* [WHAT YOU WILL DO]
Write out the data again exactly, skipping every picture.
— Start of DATA PROVIDED —
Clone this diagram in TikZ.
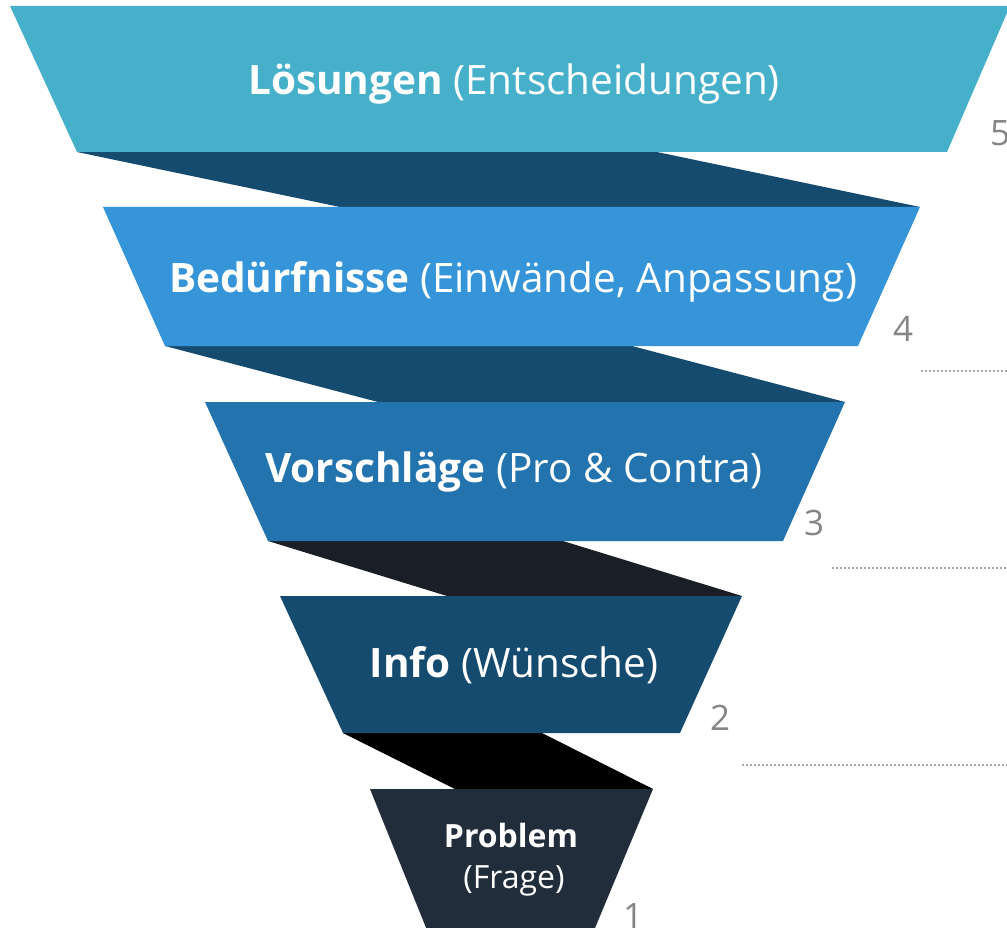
\documentclass[tikz,border=0pt]{standalone}
\usepackage{fontspec}
\setmainfont{Open Sans}
\definecolor{cT1}{HTML}{46B0CB}
\definecolor{cT2}{HTML}{3595D8}
\definecolor{cT3}{HTML}{2273AE}
\definecolor{cT4}{HTML}{154B6F}
\definecolor{cT5}{HTML}{222D3B}
\definecolor{cR1}{HTML}{154B6F}
\definecolor{cR3}{HTML}{1A1F27}
\definecolor{cR4}{HTML}{000000}
\definecolor{cNum}{HTML}{858585}
\definecolor{cDot}{HTML}{A6A6A6}
\tikzset{
  lbl/.style={text=white, inner sep=0pt, anchor=base, font=\fontsize{40.5}{46}\selectfont},
  smalllbl/.style={text=white, inner sep=0pt, anchor=base, font=\fontsize{32}{38}\selectfont},
  numlbl/.style={text=cNum, inner sep=0pt, anchor=base west, font=\fontsize{35}{40}\selectfont},
  dotline/.style={cDot, line width=2pt, dash pattern=on 2pt off 2pt},
}
\begin{document}
\begin{tikzpicture}[x=1pt,y=-1pt]
\useasboundingbox (0,0) rectangle (1007,928);
% ribbons
\fill[cR1] (77,152) -- (657,152) -- (920,207) -- (340,207) -- cycle;
\fill[cR1] (165,346) -- (632,346) -- (845,402) -- (378,402) -- cycle;
\fill[cR3] (268,541) -- (563,541) -- (742,596) -- (447,596) -- cycle;
\fill[cR4] (343,733) -- (542,733) -- (653,789) -- (455,789) -- cycle;
% trapezoids
\fill[cT1] (10,6) -- (1010,6) -- (947,152) -- (77,152) -- cycle;
\fill[cT2] (103,207) -- (920,207) -- (858,346) -- (165,346) -- cycle;
\fill[cT3] (205,402) -- (845,402) -- (783,541) -- (268,541) -- cycle;
\fill[cT4] (280,596) -- (742,596) -- (680,733) -- (343,733) -- cycle;
\fill[cT5] (370,789) -- (653,789) -- (590,940) -- (431,940) -- cycle;
% labels
\node[lbl] (t1) at (514,95) {\textbf{Lösungen} (Entscheidungen)};
\node[lbl] (t2) at (513,292) {\textbf{Bedürfnisse} (Einwände, Anpassung)};
\node[lbl] (t3) at (514,482) {\textbf{Vorschläge} (Pro \& Contra)};
\node[lbl] (t4) at (514,677) {\textbf{Info} (Wünsche)};
\node[smalllbl] (t5a) at (511,847) {\textbf{Problem}};
\node[smalllbl] (t5b) at (514,888) {(Frage)};
% numbers
\node[numlbl] (n5) at (990,146) {5};
\node[numlbl] (n4) at (893,341) {4};
\node[numlbl] (n3) at (804,535) {3};
\node[numlbl] (n2) at (710,730) {2};
\node[numlbl] (n1) at (623,928) {1};
% dotted lines
\coordinate (d4a) at (921,371); \coordinate (d4b) at (1007,371);
\coordinate (d3a) at (832,568); \coordinate (d3b) at (1007,568);
\coordinate (d2a) at (742,765); \coordinate (d2b) at (1007,765);
\draw[dotline] (d4a) -- (d4b);
\draw[dotline] (d3a) -- (d3b);
\draw[dotline] (d2a) -- (d2b);
\end{tikzpicture}
\end{document}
— End of DATA PROVIDED —
* [EXERCISE SOLUTION]
Clone this diagram in TikZ.
\documentclass[tikz,border=0pt]{standalone}
\usepackage{fontspec}
\setmainfont{Open Sans}
\definecolor{cT1}{HTML}{46B0CB}
\definecolor{cT2}{HTML}{3595D8}
\definecolor{cT3}{HTML}{2273AE}
\definecolor{cT4}{HTML}{154B6F}
\definecolor{cT5}{HTML}{222D3B}
\definecolor{cR1}{HTML}{154B6F}
\definecolor{cR3}{HTML}{1A1F27}
\definecolor{cR4}{HTML}{000000}
\definecolor{cNum}{HTML}{858585}
\definecolor{cDot}{HTML}{A6A6A6}
\tikzset{
  lbl/.style={text=white, inner sep=0pt, anchor=base, font=\fontsize{40.5}{46}\selectfont},
  smalllbl/.style={text=white, inner sep=0pt, anchor=base, font=\fontsize{32}{38}\selectfont},
  numlbl/.style={text=cNum, inner sep=0pt, anchor=base west, font=\fontsize{35}{40}\selectfont},
  dotline/.style={cDot, line width=2pt, dash pattern=on 2pt off 2pt},
}
\begin{document}
\begin{tikzpicture}[x=1pt,y=-1pt]
\useasboundingbox (0,0) rectangle (1007,928);
% ribbons
\fill[cR1] (77,152) -- (657,152) -- (920,207) -- (340,207) -- cycle;
\fill[cR1] (165,346) -- (632,346) -- (845,402) -- (378,402) -- cycle;
\fill[cR3] (268,541) -- (563,541) -- (742,596) -- (447,596) -- cycle;
\fill[cR4] (343,733) -- (542,733) -- (653,789) -- (455,789) -- cycle;
% trapezoids
\fill[cT1] (10,6) -- (1010,6) -- (947,152) -- (77,152) -- cycle;
\fill[cT2] (103,207) -- (920,207) -- (858,346) -- (165,346) -- cycle;
\fill[cT3] (205,402) -- (845,402) -- (783,541) -- (268,541) -- cycle;
\fill[cT4] (280,596) -- (742,596) -- (680,733) -- (343,733) -- cycle;
\fill[cT5] (370,789) -- (653,789) -- (590,940) -- (431,940) -- cycle;
% labels
\node[lbl] (t1) at (514,95) {\textbf{Lösungen} (Entscheidungen)};
\node[lbl] (t2) at (513,292) {\textbf{Bedürfnisse} (Einwände, Anpassung)};
\node[lbl] (t3) at (514,482) {\textbf{Vorschläge} (Pro \& Contra)};
\node[lbl] (t4) at (514,677) {\textbf{Info} (Wünsche)};
\node[smalllbl] (t5a) at (511,847) {\textbf{Problem}};
\node[smalllbl] (t5b) at (514,888) {(Frage)};
% numbers
\node[numlbl] (n5) at (990,146) {5};
\node[numlbl] (n4) at (893,341) {4};
\node[numlbl] (n3) at (804,535) {3};
\node[numlbl] (n2) at (710,730) {2};
\node[numlbl] (n1) at (623,928) {1};
% dotted lines
\coordinate (d4a) at (921,371); \coordinate (d4b) at (1007,371);
\coordinate (d3a) at (832,568); \coordinate (d3b) at (1007,568);
\coordinate (d2a) at (742,765); \coordinate (d2b) at (1007,765);
\draw[dotline] (d4a) -- (d4b);
\draw[dotline] (d3a) -- (d3b);
\draw[dotline] (d2a) -- (d2b);
\end{tikzpicture}
\end{document}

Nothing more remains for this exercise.